Welcome to the Hanger Scale, a highly scientific tool that enables you to accurately gauge our hanger in order to determine the speed with which you must ingest food.
The lowest rating, 1, means your hanger is so manageable that you could watch the entire Academy Awards ceremony before feeling the pangs of hunger.
The highest rating, 10, tells you that healthy choices and waiting mean nothing – it’s all about proximity and speed. So if the closest prepared food is yak tartare, you’d eat it. Even if you’re a hard core vegetarian.
You’ll see the Hanger Scale on the X-axis. Find your number, and then trace it up to the orange hanger line to see how much time (on the Y-axis) you have until your hanger will worsen. For example, if your hanger is a “5,” you have 60 minutes to prepare and ingest food before you advance to the next level of hanger. Continue to ignore the hanger, and you’ll continue to advance to the end of the scale. What happens when you get to a 10 and you don’t eat food inside one minute? The Hanger Meltdown begins. I could describe the horror of a Hanger Meltdown to you, but I’d prefer to show you a picture of someone in the midst of one:
A DUI? Sure. That’s what the press would like you to believe. The truth: Nick Nolte was an 11 on the Hanger Scale. Yeah. An 11.
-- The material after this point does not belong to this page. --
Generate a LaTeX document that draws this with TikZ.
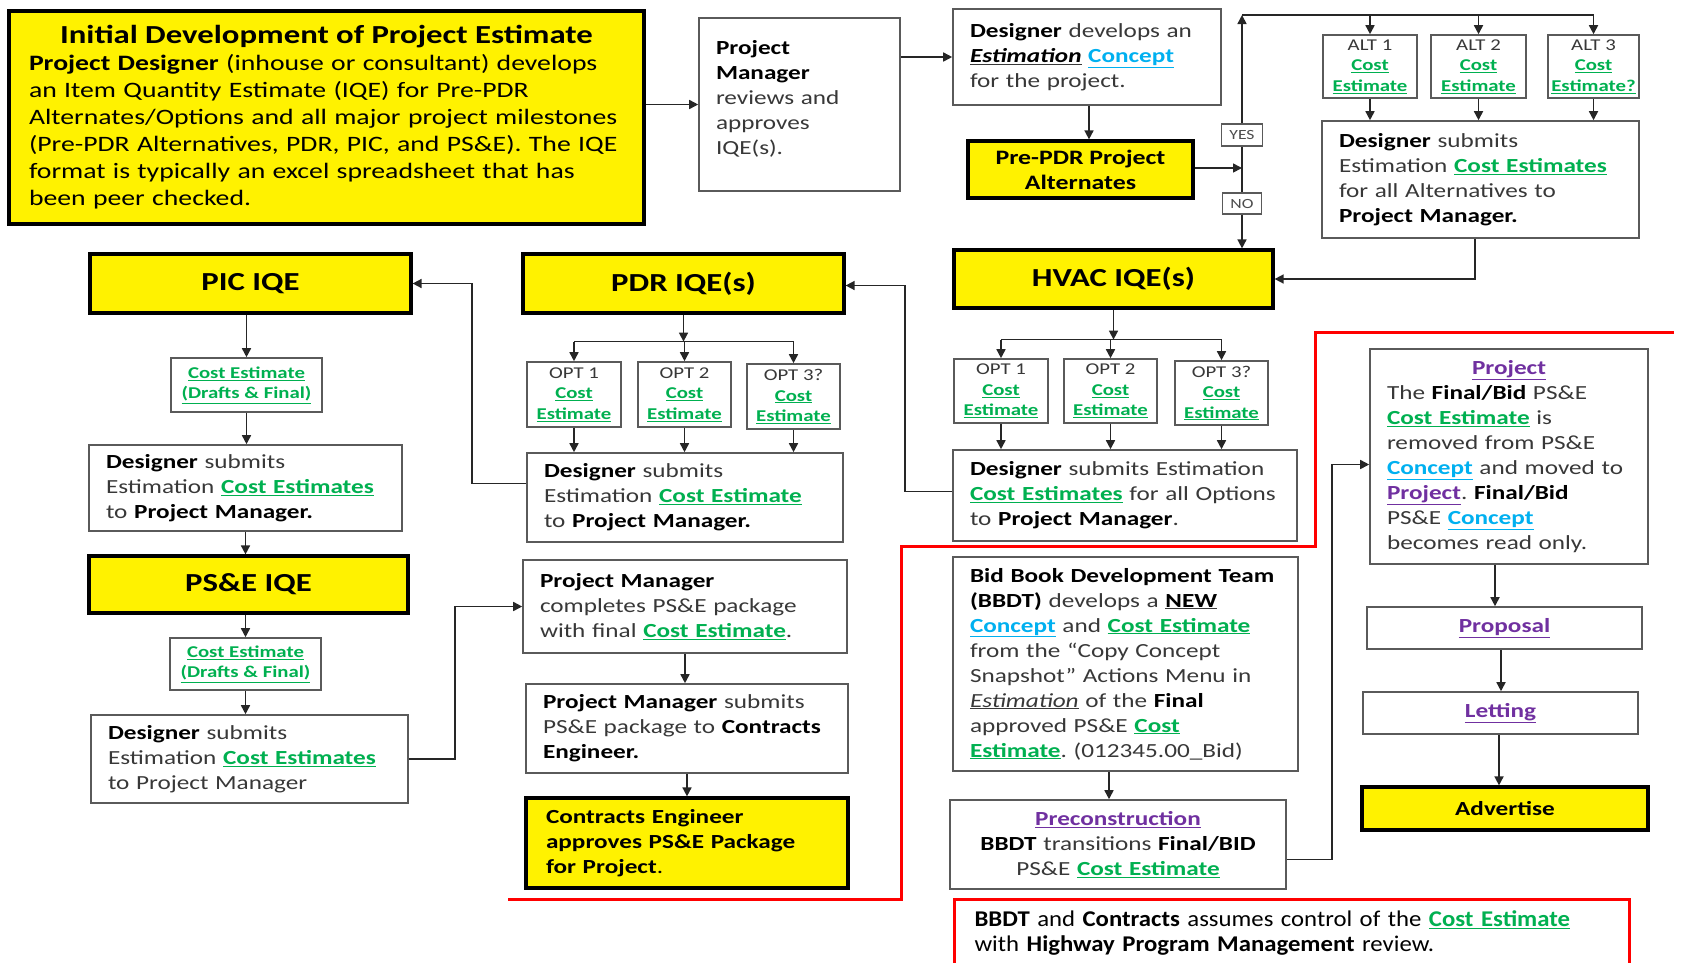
\documentclass[tikz,border=0pt]{standalone}
\usepackage{fontspec}
\setmainfont{Carlito}[FakeStretch=1.26]
\newfontfamily\narrowfont{Carlito}[FakeStretch=1.1]
\usepackage{xcolor}
\usetikzlibrary{arrows.meta, calc}
\frenchspacing

\definecolor{ceGreen}{RGB}{0,176,80}
\definecolor{conBlue}{RGB}{0,176,240}
\definecolor{projPurple}{RGB}{112,48,160}
\definecolor{boxGray}{RGB}{90,90,90}

\newcommand{\cost}[1]{\textcolor{ceGreen}{\underline{\textbf{#1}}}}
\newcommand{\conc}[1]{\textcolor{conBlue}{\underline{\textbf{#1}}}}
\newcommand{\proj}[1]{\textcolor{projPurple}{\underline{\textbf{#1}}}}
\newcommand{\bk}[1]{\textbf{\color{black}#1}}

\begin{document}
\begin{tikzpicture}[x=1pt, y=-1pt,
  plain/.style={draw=boxGray, line width=1.6pt, fill=white, inner xsep=0pt, inner ysep=2pt,
    align=left, text=black!78, font=\fontsize{20}{25}\selectfont},
  ybox/.style={draw=black, line width=3.2pt, fill=yellow, inner sep=0pt, align=center,
    font=\fontsize{26}{30}\selectfont\bfseries},
  small/.style={draw=boxGray, line width=1.6pt, fill=white, inner sep=0pt, align=center,
    text=black!78, font=\fontsize{16.5}{20.5}\selectfont},
  tag/.style={draw=boxGray, line width=1.4pt, fill=white, inner sep=0pt, text=black!70,
    font=\fontsize{14}{16}\selectfont},
  arr/.style={draw=black!85, line width=1.6pt, -{Triangle[length=9pt, width=9pt]}},
  link/.style={draw=black!85, line width=1.6pt},
  redline/.style={draw=red, line width=3pt}]

  \useasboundingbox (0,0) rectangle (1696,962);

  % Top row
  \node[plain, draw=black, line width=3.2pt, fill=yellow, text=black, minimum width=635,
    minimum height=213, text width=595, font=\fontsize{22}{27}\selectfont] (init) at (326.5,117.5)
    {\makebox[\linewidth][c]{\fontsize{26}{30}\selectfont\bfseries Initial Development of Project Estimate}\\
     \textbf{Project Designer} (inhouse or consultant) develops\\
     an Item Quantity Estimate (IQE) for Pre-PDR\\
     Alternates/Options and all major project milestones\\
     (Pre-PDR Alternatives, PDR, PIC, and PS\&E). The IQE\\
     format is typically an excel spreadsheet that has\\
     been peer checked.};
  \node[plain, minimum width=201, minimum height=173, text width=167] (pmrev) at (799.5,104.5)
    {\bk{Project}\\ \bk{Manager}\\ reviews and\\ approves\\ IQE(s).\\[-10pt] \mbox{}};
  \node[plain, minimum width=268, minimum height=96, text width=234] (devconc) at (1087,57)
    {\bk{Designer} develops an\\ \underline{\bk{\textit{Estimation}}} \conc{Concept}\\ for the project.};
  \node[ybox, minimum width=225, minimum height=57, font=\fontsize{20.5}{25}\selectfont\bfseries]
    (prepdr) at (1080.5,169.5) {Pre-PDR Project\\ Alternates};

  % Decision line
  \coordinate (split) at (1242,168);
  \coordinate (yestop) at (1242,15);
  \node[tag, minimum width=41, minimum height=22] (yes) at (1242,135) {YES};
  \node[tag, minimum width=39, minimum height=21] (no) at (1242,203.5) {NO};

  % Alternates
  \node[small, minimum width=94, minimum height=63] (alt1) at (1370,66.5) {ALT 1\\ \cost{Cost}\\ \cost{Estimate}};
  \node[small, minimum width=95, minimum height=63] (alt2) at (1478.5,66.5) {ALT 2\\ \cost{Cost}\\ \cost{Estimate}};
  \node[small, minimum width=91, minimum height=63] (alt3) at (1593.5,66.5) {ALT 3\\ \cost{Cost}\\ \cost{Estimate?}};
  \node[plain, minimum width=317, minimum height=117, text width=283] (altsub) at (1480.5,179.5)
    {\bk{Designer} submits\\ Estimation \cost{Cost Estimates}\\ for all Alternatives to\\ \bk{Project Manager.}};

  % IQE milestones
  \node[ybox, minimum width=319, minimum height=58] (hvac) at (1113.5,279) {HVAC IQE(s)};
  \node[ybox, minimum width=321, minimum height=59] (pdr) at (683.5,283.5) {PDR IQE(s)};
  \node[ybox, minimum width=321, minimum height=59] (pic) at (250.5,283.5) {PIC IQE};

  % PIC column
  \node[small, minimum width=151, minimum height=54] (picce) at (246.5,385)
    {\cost{Cost Estimate}\\ \cost{(Drafts \& Final)}};
  \node[plain, minimum width=313, minimum height=86, text width=279] (picsub) at (245.5,488)
    {\bk{Designer} submits\\ Estimation \cost{Cost Estimates}\\ to \bk{Project Manager.}};
  \node[ybox, minimum width=319, minimum height=57] (pse) at (248.5,584.5) {PS\&E IQE};
  \node[small, minimum width=151, minimum height=52] (psece) at (245.5,664)
    {\cost{Cost Estimate}\\ \cost{(Drafts \& Final)}};
  \node[plain, minimum width=317, minimum height=88, text width=283] (psesub) at (249.5,759)
    {\bk{Designer} submits\\ Estimation \cost{Cost Estimates}\\ to Project Manager};

  % PDR column
  \node[small, minimum width=94, minimum height=65] (pdro1) at (574,394.5) {OPT 1\\ \cost{Cost}\\ \cost{Estimate}};
  \node[small, minimum width=93, minimum height=65] (pdro2) at (684.5,394.5) {OPT 2\\ \cost{Cost}\\ \cost{Estimate}};
  \node[small, minimum width=93, minimum height=65] (pdro3) at (793.5,396.5) {OPT 3?\\ \cost{Cost}\\ \cost{Estimate}};
  \node[plain, minimum width=316, minimum height=89, text width=282] (pdrsub) at (685,497.5)
    {\bk{Designer} submits\\ Estimation \cost{Cost Estimate}\\ to \bk{Project Manager.}};
  \node[plain, minimum width=324, minimum height=93, text width=290] (pmcomp) at (685,606.5)
    {\bk{Project Manager}\\ completes PS\&E package\\ with final \cost{Cost Estimate}.};
  \node[plain, minimum width=322, minimum height=89, text width=288] (pmsub) at (687,728.5)
    {\bk{Project Manager} submits\\ PS\&E package to \bk{Contracts}\\ \bk{Engineer.}};
  \node[ybox, align=left, minimum width=322, minimum height=90, text width=282,
    font=\fontsize{20}{25}\selectfont\bfseries] (ceng) at (687,843)
    {Contracts Engineer\\ approves PS\&E Package\\ for Project\mdseries.};

  % HVAC column
  \node[small, minimum width=94, minimum height=64] (hvo1) at (1001,391) {OPT 1\\ \cost{Cost}\\ \cost{Estimate}};
  \node[small, minimum width=93, minimum height=64] (hvo2) at (1110.5,391) {OPT 2\\ \cost{Cost}\\ \cost{Estimate}};
  \node[small, minimum width=93, minimum height=64] (hvo3) at (1221.5,393) {OPT 3?\\ \cost{Cost}\\ \cost{Estimate}};
  \node[plain, minimum width=344, minimum height=91, text width=310] (hvsub) at (1125,495.5)
    {\bk{Designer} submits Estimation\\ \cost{Cost Estimates} for all Options\\ to \bk{Project Manager}.};
  \node[plain, minimum width=345, minimum height=214, text width=311] (bbdt) at (1125.5,664)
    {\bk{Bid Book Development Team}\\ \bk{(BBDT)} develops a \underline{\bk{NEW}}\\
     \conc{Concept} and \cost{Cost Estimate}\\ from the “Copy Concept\\ Snapshot” Actions Menu in\\
     \underline{\textit{Estimation}} of the \bk{Final}\\ approved PS\&E \cost{Cost}\\
     \cost{Estimate}. (012345.00\_Bid)};
  \node[plain, align=center, minimum width=336, minimum height=89, text width=310] (precon) at (1118,844.5)
    {\proj{Preconstruction}\\ \bk{BBDT} transitions \bk{Final/BID}\\ PS\&E \cost{Cost Estimate}};

  % Project column
  \node[plain, minimum width=278, minimum height=215, text width=244] (project) at (1509,456.5)
    {\makebox[\linewidth][c]{\proj{Project}}\\ The \bk{Final/Bid} PS\&E\\ \cost{Cost Estimate} is\\
     removed from PS\&E\\ \conc{Concept} and moved to\\ \proj{Project}. \bk{Final/Bid}\\
     PS\&E \conc{Concept}\\ becomes read only.};
  \node[plain, align=center, minimum width=275, minimum height=42] (proposal) at (1504.5,628) {\proj{Proposal}};
  \node[plain, align=center, minimum width=275, minimum height=42] (letting) at (1500.5,713) {\proj{Letting}};
  \node[ybox, minimum width=286, minimum height=43, font=\fontsize{20}{25}\selectfont\bfseries]
    (advert) at (1505,808.5) {Advertise};

  % Control note
  \node[draw=red, line width=3pt, fill=white, anchor=north west, minimum width=675, minimum height=72,
    inner xsep=20pt, align=left, text width=635, font=\narrowfont\fontsize{22.5}{25}\selectfont]
    (ctrl) at (953,898)
    {\textbf{BBDT} and \textbf{Contracts} assumes control of the \cost{Cost Estimate}\\
     with \textbf{Highway Program Management} review.\\[-17pt] \mbox{}};

  % Red boundary
  \draw[redline] (508,899) -- (901,899) -- (901,546) -- (1315,546) -- (1315,332) -- (1674,332);

  % Top row connectors
  \draw[arr] (init.east |- pmrev.west) -- (pmrev.west);
  \draw[arr] (pmrev.east |- devconc.west) -- (devconc.west);
  \draw[arr] (devconc.south -| 1089,0) -- (prepdr.north -| 1089,0);
  \draw[arr] (prepdr.east |- split) -- (split);
  \draw[link] (split) -- (yes.south);
  \draw[arr] (yes.north) -- (yestop);
  \draw[link] (yestop) -- (yestop -| alt3.north);
  \foreach \a in {alt1,alt2,alt3} {
    \draw[arr] (yestop -| \a.north) -- (\a.north);
    \draw[arr] (\a.south) -- (\a.south |- altsub.north);
  }
  \draw[link] (split) -- (no.north);
  \draw[arr] (no.south) -- (no.south |- hvac.north);
  \draw[arr] (altsub.south -| 1475,0) |- (hvac.east);

  % HVAC options
  \coordinate (hvj) at ($(hvac.south)+(0,30)$);
  \draw[arr] (hvac.south) -- (hvj);
  \draw[link] (hvj -| hvo1.north) -- (hvj -| hvo3.north);
  \foreach \o in {hvo1,hvo2,hvo3} {
    \draw[arr] (hvj -| \o.north) -- (\o.north);
    \draw[arr] (\o.south) -- (\o.south |- hvsub.north);
  }
  \draw[arr] ([yshift=4pt]hvsub.west) -- ++(-47,0) |- ([yshift=-2pt]pdr.east);

  % PDR options
  \coordinate (pdrj) at ($(pdr.south)+(0,27)$);
  \draw[arr] (pdr.south) -- (pdrj);
  \draw[link] (pdrj -| pdro1.north) -- (pdrj -| pdro3.north);
  \foreach \o in {pdro1,pdro2,pdro3} {
    \draw[arr] (pdrj -| \o.north) -- (\o.north);
    \draw[arr] (\o.south) -- (\o.south |- pdrsub.north);
  }
  \draw[arr] ([yshift=14pt]pdrsub.west) -- ++(-54,0) |- (pic.east);

  % PIC / PS&E chain
  \draw[arr] (pic.south -| picce.north) -- (picce.north);
  \draw[arr] (picce.south) -- (picce.south |- picsub.north);
  \draw[arr] (picsub.south) -- (picsub.south |- pse.north);
  \draw[arr] (pse.south -| psece.north) -- (psece.north);
  \draw[arr] (psece.south) -- (psece.south |- psesub.north);
  \draw[arr] (psesub.east) -- ++(46,0) |- (pmcomp.west);
  \draw[arr] (pmcomp.south) -- (pmcomp.south |- pmsub.north);
  \draw[arr] (pmsub.south) -- (pmsub.south |- ceng.north);

  % Bid book chain
  \draw[arr] (bbdt.south -| 1109,0) -- (precon.north -| 1109,0);
  \draw[arr] ([yshift=-15pt]precon.east) -- ++(45,0) |- ([yshift=-8pt]project.west);
  \draw[arr] (project.south -| 1495,0) -- (proposal.north -| 1495,0);
  \draw[arr] (proposal.south -| 1501,0) -- (letting.north -| 1501,0);
  \draw[arr] (letting.south -| 1499,0) -- (advert.north -| 1499,0);

\end{tikzpicture}
\end{document}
And thanks to Chris Farley’s dramatization, awareness about the dangers of a Hanger Meltdown came into sharp focus when “Cindy” accosted “her” sorority sister after ignoring her hanger for too long.
Don’t let this happen to you. Aside from making exceptionally poor fashion choices, a Hanger Meltdown could find you posing for a pretty mug shot due to the Meltdown’s ugly, indescribable side effects.